● TASK OBJECTIVE
Exactly repeat the material, dropping every picture from the copy.

● RECORDED INFORMATION
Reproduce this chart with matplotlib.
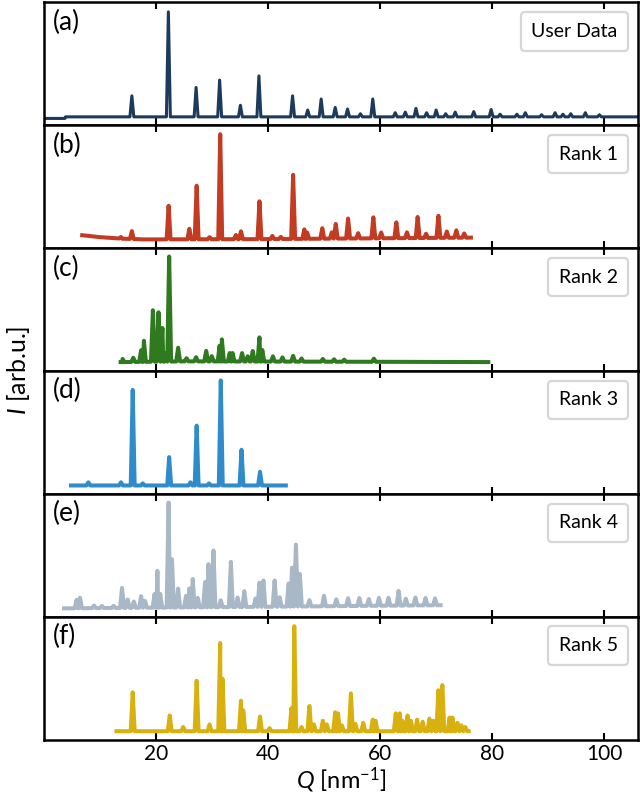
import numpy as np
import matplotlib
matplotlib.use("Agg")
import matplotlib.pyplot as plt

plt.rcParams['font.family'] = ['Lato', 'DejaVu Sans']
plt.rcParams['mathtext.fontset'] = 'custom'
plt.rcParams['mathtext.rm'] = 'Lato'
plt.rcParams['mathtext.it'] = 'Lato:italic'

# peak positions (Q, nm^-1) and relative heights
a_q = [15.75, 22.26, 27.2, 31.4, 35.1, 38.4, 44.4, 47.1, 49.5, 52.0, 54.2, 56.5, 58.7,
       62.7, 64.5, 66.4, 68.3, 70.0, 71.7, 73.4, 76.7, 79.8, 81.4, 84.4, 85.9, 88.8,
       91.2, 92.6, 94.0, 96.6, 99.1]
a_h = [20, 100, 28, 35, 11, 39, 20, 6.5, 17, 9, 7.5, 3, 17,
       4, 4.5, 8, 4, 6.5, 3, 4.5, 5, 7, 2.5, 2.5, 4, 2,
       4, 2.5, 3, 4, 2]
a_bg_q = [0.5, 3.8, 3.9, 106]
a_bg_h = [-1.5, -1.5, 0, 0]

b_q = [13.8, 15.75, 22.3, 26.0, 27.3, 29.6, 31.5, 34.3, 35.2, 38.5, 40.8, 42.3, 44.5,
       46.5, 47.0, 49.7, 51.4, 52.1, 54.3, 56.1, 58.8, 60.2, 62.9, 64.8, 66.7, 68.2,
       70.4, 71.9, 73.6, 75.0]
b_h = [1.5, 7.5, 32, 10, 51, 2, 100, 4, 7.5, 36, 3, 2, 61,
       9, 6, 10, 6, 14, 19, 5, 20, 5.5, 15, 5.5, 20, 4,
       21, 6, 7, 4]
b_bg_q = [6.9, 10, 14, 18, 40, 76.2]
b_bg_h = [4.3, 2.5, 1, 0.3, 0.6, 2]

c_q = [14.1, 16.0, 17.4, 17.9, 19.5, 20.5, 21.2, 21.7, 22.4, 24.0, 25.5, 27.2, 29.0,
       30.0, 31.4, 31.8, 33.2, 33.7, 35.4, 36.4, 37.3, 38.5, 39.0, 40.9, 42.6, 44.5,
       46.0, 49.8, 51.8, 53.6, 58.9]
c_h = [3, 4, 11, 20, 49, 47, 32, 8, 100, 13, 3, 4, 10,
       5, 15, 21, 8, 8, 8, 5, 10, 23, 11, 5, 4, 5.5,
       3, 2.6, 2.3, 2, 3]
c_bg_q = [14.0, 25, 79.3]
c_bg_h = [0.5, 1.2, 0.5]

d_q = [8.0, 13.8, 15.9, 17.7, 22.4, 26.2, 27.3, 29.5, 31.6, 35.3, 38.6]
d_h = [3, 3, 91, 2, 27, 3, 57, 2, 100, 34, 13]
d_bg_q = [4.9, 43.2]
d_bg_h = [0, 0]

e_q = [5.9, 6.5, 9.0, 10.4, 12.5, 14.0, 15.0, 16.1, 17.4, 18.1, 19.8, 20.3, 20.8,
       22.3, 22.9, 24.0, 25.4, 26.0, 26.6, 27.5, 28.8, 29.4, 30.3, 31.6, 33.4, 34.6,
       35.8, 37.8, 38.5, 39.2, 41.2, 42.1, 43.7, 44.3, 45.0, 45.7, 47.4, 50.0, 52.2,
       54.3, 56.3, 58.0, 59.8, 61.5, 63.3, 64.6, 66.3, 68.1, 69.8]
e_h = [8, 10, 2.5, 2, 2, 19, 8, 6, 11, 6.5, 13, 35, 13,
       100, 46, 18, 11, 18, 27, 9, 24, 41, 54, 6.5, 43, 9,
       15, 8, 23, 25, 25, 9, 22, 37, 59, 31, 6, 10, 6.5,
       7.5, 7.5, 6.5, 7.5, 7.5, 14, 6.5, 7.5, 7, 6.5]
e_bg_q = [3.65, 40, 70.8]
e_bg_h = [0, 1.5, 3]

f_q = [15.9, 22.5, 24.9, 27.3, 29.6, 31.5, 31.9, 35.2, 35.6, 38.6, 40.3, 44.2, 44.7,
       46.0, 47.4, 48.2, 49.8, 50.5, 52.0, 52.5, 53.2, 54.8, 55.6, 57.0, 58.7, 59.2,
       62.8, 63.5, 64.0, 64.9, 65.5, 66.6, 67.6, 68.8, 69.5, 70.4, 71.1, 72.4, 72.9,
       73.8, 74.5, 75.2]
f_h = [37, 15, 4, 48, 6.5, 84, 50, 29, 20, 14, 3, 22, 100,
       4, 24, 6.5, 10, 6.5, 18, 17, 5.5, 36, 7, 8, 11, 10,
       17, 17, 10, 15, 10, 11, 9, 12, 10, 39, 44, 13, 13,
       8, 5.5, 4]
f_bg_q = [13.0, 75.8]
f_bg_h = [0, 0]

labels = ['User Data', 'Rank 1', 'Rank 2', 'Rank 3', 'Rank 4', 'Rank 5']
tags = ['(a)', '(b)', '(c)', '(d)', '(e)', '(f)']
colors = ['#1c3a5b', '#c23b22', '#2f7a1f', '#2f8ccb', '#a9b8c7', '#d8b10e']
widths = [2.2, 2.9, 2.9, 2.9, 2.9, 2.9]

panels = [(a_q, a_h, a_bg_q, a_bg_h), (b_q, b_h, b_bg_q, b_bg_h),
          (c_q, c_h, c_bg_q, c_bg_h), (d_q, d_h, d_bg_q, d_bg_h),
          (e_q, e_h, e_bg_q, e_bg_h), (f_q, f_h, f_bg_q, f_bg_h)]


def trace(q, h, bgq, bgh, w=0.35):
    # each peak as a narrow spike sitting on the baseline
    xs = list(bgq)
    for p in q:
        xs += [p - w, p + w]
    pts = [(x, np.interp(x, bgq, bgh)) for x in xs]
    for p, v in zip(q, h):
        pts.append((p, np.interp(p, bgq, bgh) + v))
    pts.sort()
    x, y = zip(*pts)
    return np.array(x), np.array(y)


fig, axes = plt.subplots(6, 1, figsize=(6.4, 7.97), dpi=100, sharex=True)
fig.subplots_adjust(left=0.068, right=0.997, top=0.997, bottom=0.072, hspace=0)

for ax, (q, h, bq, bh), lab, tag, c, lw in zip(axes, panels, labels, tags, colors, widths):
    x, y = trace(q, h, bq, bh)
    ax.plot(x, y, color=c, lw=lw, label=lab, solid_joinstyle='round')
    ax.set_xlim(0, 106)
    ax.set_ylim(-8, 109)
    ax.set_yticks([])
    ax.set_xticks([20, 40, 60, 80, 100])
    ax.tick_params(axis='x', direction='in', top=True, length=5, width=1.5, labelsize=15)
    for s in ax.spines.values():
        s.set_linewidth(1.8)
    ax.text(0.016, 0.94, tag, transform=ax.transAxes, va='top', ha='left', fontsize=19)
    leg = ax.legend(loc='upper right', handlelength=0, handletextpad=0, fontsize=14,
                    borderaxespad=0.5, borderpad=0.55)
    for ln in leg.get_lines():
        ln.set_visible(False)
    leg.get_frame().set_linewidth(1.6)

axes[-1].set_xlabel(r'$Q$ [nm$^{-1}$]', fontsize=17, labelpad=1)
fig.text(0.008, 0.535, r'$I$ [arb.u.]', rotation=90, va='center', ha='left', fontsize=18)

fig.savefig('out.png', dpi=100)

● EXPECTED ANSWER
Reproduce this chart with matplotlib.
import numpy as np
import matplotlib
matplotlib.use("Agg")
import matplotlib.pyplot as plt

plt.rcParams['font.family'] = ['Lato', 'DejaVu Sans']
plt.rcParams['mathtext.fontset'] = 'custom'
plt.rcParams['mathtext.rm'] = 'Lato'
plt.rcParams['mathtext.it'] = 'Lato:italic'

# peak positions (Q, nm^-1) and relative heights
a_q = [15.75, 22.26, 27.2, 31.4, 35.1, 38.4, 44.4, 47.1, 49.5, 52.0, 54.2, 56.5, 58.7,
       62.7, 64.5, 66.4, 68.3, 70.0, 71.7, 73.4, 76.7, 79.8, 81.4, 84.4, 85.9, 88.8,
       91.2, 92.6, 94.0, 96.6, 99.1]
a_h = [20, 100, 28, 35, 11, 39, 20, 6.5, 17, 9, 7.5, 3, 17,
       4, 4.5, 8, 4, 6.5, 3, 4.5, 5, 7, 2.5, 2.5, 4, 2,
       4, 2.5, 3, 4, 2]
a_bg_q = [0.5, 3.8, 3.9, 106]
a_bg_h = [-1.5, -1.5, 0, 0]

b_q = [13.8, 15.75, 22.3, 26.0, 27.3, 29.6, 31.5, 34.3, 35.2, 38.5, 40.8, 42.3, 44.5,
       46.5, 47.0, 49.7, 51.4, 52.1, 54.3, 56.1, 58.8, 60.2, 62.9, 64.8, 66.7, 68.2,
       70.4, 71.9, 73.6, 75.0]
b_h = [1.5, 7.5, 32, 10, 51, 2, 100, 4, 7.5, 36, 3, 2, 61,
       9, 6, 10, 6, 14, 19, 5, 20, 5.5, 15, 5.5, 20, 4,
       21, 6, 7, 4]
b_bg_q = [6.9, 10, 14, 18, 40, 76.2]
b_bg_h = [4.3, 2.5, 1, 0.3, 0.6, 2]

c_q = [14.1, 16.0, 17.4, 17.9, 19.5, 20.5, 21.2, 21.7, 22.4, 24.0, 25.5, 27.2, 29.0,
       30.0, 31.4, 31.8, 33.2, 33.7, 35.4, 36.4, 37.3, 38.5, 39.0, 40.9, 42.6, 44.5,
       46.0, 49.8, 51.8, 53.6, 58.9]
c_h = [3, 4, 11, 20, 49, 47, 32, 8, 100, 13, 3, 4, 10,
       5, 15, 21, 8, 8, 8, 5, 10, 23, 11, 5, 4, 5.5,
       3, 2.6, 2.3, 2, 3]
c_bg_q = [14.0, 25, 79.3]
c_bg_h = [0.5, 1.2, 0.5]

d_q = [8.0, 13.8, 15.9, 17.7, 22.4, 26.2, 27.3, 29.5, 31.6, 35.3, 38.6]
d_h = [3, 3, 91, 2, 27, 3, 57, 2, 100, 34, 13]
d_bg_q = [4.9, 43.2]
d_bg_h = [0, 0]

e_q = [5.9, 6.5, 9.0, 10.4, 12.5, 14.0, 15.0, 16.1, 17.4, 18.1, 19.8, 20.3, 20.8,
       22.3, 22.9, 24.0, 25.4, 26.0, 26.6, 27.5, 28.8, 29.4, 30.3, 31.6, 33.4, 34.6,
       35.8, 37.8, 38.5, 39.2, 41.2, 42.1, 43.7, 44.3, 45.0, 45.7, 47.4, 50.0, 52.2,
       54.3, 56.3, 58.0, 59.8, 61.5, 63.3, 64.6, 66.3, 68.1, 69.8]
e_h = [8, 10, 2.5, 2, 2, 19, 8, 6, 11, 6.5, 13, 35, 13,
       100, 46, 18, 11, 18, 27, 9, 24, 41, 54, 6.5, 43, 9,
       15, 8, 23, 25, 25, 9, 22, 37, 59, 31, 6, 10, 6.5,
       7.5, 7.5, 6.5, 7.5, 7.5, 14, 6.5, 7.5, 7, 6.5]
e_bg_q = [3.65, 40, 70.8]
e_bg_h = [0, 1.5, 3]

f_q = [15.9, 22.5, 24.9, 27.3, 29.6, 31.5, 31.9, 35.2, 35.6, 38.6, 40.3, 44.2, 44.7,
       46.0, 47.4, 48.2, 49.8, 50.5, 52.0, 52.5, 53.2, 54.8, 55.6, 57.0, 58.7, 59.2,
       62.8, 63.5, 64.0, 64.9, 65.5, 66.6, 67.6, 68.8, 69.5, 70.4, 71.1, 72.4, 72.9,
       73.8, 74.5, 75.2]
f_h = [37, 15, 4, 48, 6.5, 84, 50, 29, 20, 14, 3, 22, 100,
       4, 24, 6.5, 10, 6.5, 18, 17, 5.5, 36, 7, 8, 11, 10,
       17, 17, 10, 15, 10, 11, 9, 12, 10, 39, 44, 13, 13,
       8, 5.5, 4]
f_bg_q = [13.0, 75.8]
f_bg_h = [0, 0]

labels = ['User Data', 'Rank 1', 'Rank 2', 'Rank 3', 'Rank 4', 'Rank 5']
tags = ['(a)', '(b)', '(c)', '(d)', '(e)', '(f)']
colors = ['#1c3a5b', '#c23b22', '#2f7a1f', '#2f8ccb', '#a9b8c7', '#d8b10e']
widths = [2.2, 2.9, 2.9, 2.9, 2.9, 2.9]

panels = [(a_q, a_h, a_bg_q, a_bg_h), (b_q, b_h, b_bg_q, b_bg_h),
          (c_q, c_h, c_bg_q, c_bg_h), (d_q, d_h, d_bg_q, d_bg_h),
          (e_q, e_h, e_bg_q, e_bg_h), (f_q, f_h, f_bg_q, f_bg_h)]


def trace(q, h, bgq, bgh, w=0.35):
    # each peak as a narrow spike sitting on the baseline
    xs = list(bgq)
    for p in q:
        xs += [p - w, p + w]
    pts = [(x, np.interp(x, bgq, bgh)) for x in xs]
    for p, v in zip(q, h):
        pts.append((p, np.interp(p, bgq, bgh) + v))
    pts.sort()
    x, y = zip(*pts)
    return np.array(x), np.array(y)


fig, axes = plt.subplots(6, 1, figsize=(6.4, 7.97), dpi=100, sharex=True)
fig.subplots_adjust(left=0.068, right=0.997, top=0.997, bottom=0.072, hspace=0)

for ax, (q, h, bq, bh), lab, tag, c, lw in zip(axes, panels, labels, tags, colors, widths):
    x, y = trace(q, h, bq, bh)
    ax.plot(x, y, color=c, lw=lw, label=lab, solid_joinstyle='round')
    ax.set_xlim(0, 106)
    ax.set_ylim(-8, 109)
    ax.set_yticks([])
    ax.set_xticks([20, 40, 60, 80, 100])
    ax.tick_params(axis='x', direction='in', top=True, length=5, width=1.5, labelsize=15)
    for s in ax.spines.values():
        s.set_linewidth(1.8)
    ax.text(0.016, 0.94, tag, transform=ax.transAxes, va='top', ha='left', fontsize=19)
    leg = ax.legend(loc='upper right', handlelength=0, handletextpad=0, fontsize=14,
                    borderaxespad=0.5, borderpad=0.55)
    for ln in leg.get_lines():
        ln.set_visible(False)
    leg.get_frame().set_linewidth(1.6)

axes[-1].set_xlabel(r'$Q$ [nm$^{-1}$]', fontsize=17, labelpad=1)
fig.text(0.008, 0.535, r'$I$ [arb.u.]', rotation=90, va='center', ha='left', fontsize=18)

fig.savefig('out.png', dpi=100)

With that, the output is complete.